Solution of an integral equation $\phi(x)+\int^1_0 xt(x+t)\phi(t)\,dt=x $ , $0 \le x \le 1 $ Solve the following integral equation:  
$\phi(x)+\displaystyle \int^1_0 xt(x+t)\phi(t)\,dt=x $ , $0 \le x \le 1 $

I need to solve the integral equation above. Can anyone help me please?

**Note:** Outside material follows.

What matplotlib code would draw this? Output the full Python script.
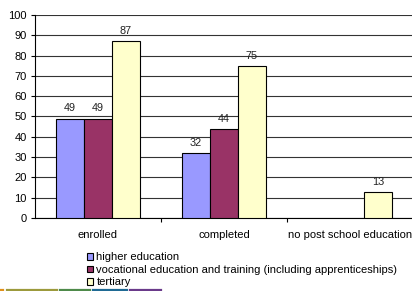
import matplotlib
matplotlib.use("Agg")
import matplotlib.pyplot as plt
from matplotlib.lines import Line2D
import numpy as np

plt.rcParams['font.family'] = ['Liberation Sans', 'DejaVu Sans']

# Data
categories = ["enrolled", "completed", "no post school education"]
series = ["higher education",
          "vocational education and training (including apprenticeships)",
          "tertiary"]
higher = [49, 32, None]
vocational = [49, 44, None]
tertiary = [87, 75, 13]
colors = ["#9999FF", "#993366", "#FFFFCC"]

W, H = 412, 291
fig = plt.figure(figsize=(W / 100, H / 100), dpi=100)
ax = fig.add_axes([35 / W, (H - 218) / H, 378 / W, (218 - 15) / H])

x = np.arange(len(categories))
bw = 0.222
handles = []
for i, (vals, col, name) in enumerate(zip([higher, vocational, tertiary], colors, series)):
    xs = [xx for xx, v in zip(x, vals) if v is not None]
    vs = [v for v in vals if v is not None]
    bars = ax.bar(np.array(xs) + (i - 1) * bw, vs, width=bw, color=col,
                  edgecolor="black", linewidth=0.8, zorder=3, label=name)
    handles.append(bars)
    for b, v in zip(bars, vs):
        ax.text(b.get_x() + b.get_width() / 2, v + 2.5, str(v),
                ha="center", va="bottom", fontsize=7.8, color="#222222")

ax.set_xlim(-0.5, 2.5)
ax.set_ylim(0, 100)
ax.set_yticks(range(0, 101, 10))
ax.yaxis.grid(True, color="#333333", linewidth=0.8, zorder=0)
ax.set_axisbelow(True)

ax.set_xticks(x)
ax.set_xticklabels(categories, fontsize=8)
ax.set_xticks([0.5, 1.5], minor=True)
ax.tick_params(axis="x", which="major", length=0, pad=9)
ax.tick_params(axis="x", which="minor", length=3, width=0.8, direction="out")
ax.tick_params(axis="y", labelsize=8, length=3, width=0.8, pad=3)

for s in ["top", "right"]:
    ax.spines[s].set_visible(False)
for s in ["left", "bottom"]:
    ax.spines[s].set_linewidth(0.8)

fig.legend(handles=handles, loc="upper left",
           bbox_to_anchor=(87 / W, 1 - 252.5 / H), frameon=False,
           fontsize=8, handlelength=0.55, handleheight=0.55,
           handletextpad=0.3, labelspacing=0.22, borderpad=0, borderaxespad=0)

# decorative strip at the bottom
strip = [(0, 3, "#E0901A"), (7, 57, "#9C9A3C"), (60, 90, "#4E8A4A"),
         (93, 127, "#1F6A94"), (130, 161, "#6A3A8A")]
for x0, x1, c in strip:
    fig.add_artist(Line2D([x0 / W, x1 / W], [1.5 / H, 1.5 / H],
                          color=c, linewidth=1.6, transform=fig.transFigure))

fig.savefig("out.png", dpi=100)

 A: Hint: $$\phi(x)+x^2 \displaystyle \int_0^1t\phi(t)dt+x\int_0^1t^2\phi(t)=x$$ 
i.e. $$\tag{1}\phi(x)=c_1x^2+c_2x $$
Where $c_1 = - \displaystyle \int_0^1t\phi(t)dt \ \ $ and $\ \ c_2=1- \displaystyle \int_0^1t^2\phi(t)dt$
Put $\phi(t)$ from $(1)$ in these integrals and calculate  $c_1 \ , \ c_2$ from two equations you get 
(two-equations  two variables).
A: Related problems: (I). Here is a detailed solution that maybe someone benefits from it. Rearranging the equation as
$$ \phi(x)= x- \displaystyle \int^1_0 xt(x+t)\phi(t)\,dt \longrightarrow (1). $$
$$  \phi(x) = x - x^2\int_{0}^{1}t\phi(t)\,dt - x \int_{0}^{1}t^2\phi(t) \,dt $$
$$ \implies  \phi(x) = x - x^2 c_1 - x c_2 \longrightarrow (2).$$
Now, just subs back in the integral equation $(1)$ and compare the coefficients of $x's$, you will get a system of 2 equations in $c_1$ and $c_2$
$$ \frac{5}{4}c_{1}+\frac{1}{3}c_{2}= \frac{1}{3} $$
$$ \frac{1}{5}c_{1}+\frac{5}{4}c_{2}= \frac{1}{4}. $$
Solving the above system gives
$$ \left\{ c_{{1}}={\frac {80}{359}},c_{{2}}={\frac {59}{359}} \right\}.  $$
Subs back in $(2)$ yields the solution
$$ \phi \left( x \right) ={\frac {300}{359}}\,x-{\frac {80}{359}}\,{x}^{2
},$$
which can be checked by plugging back in $(1)$.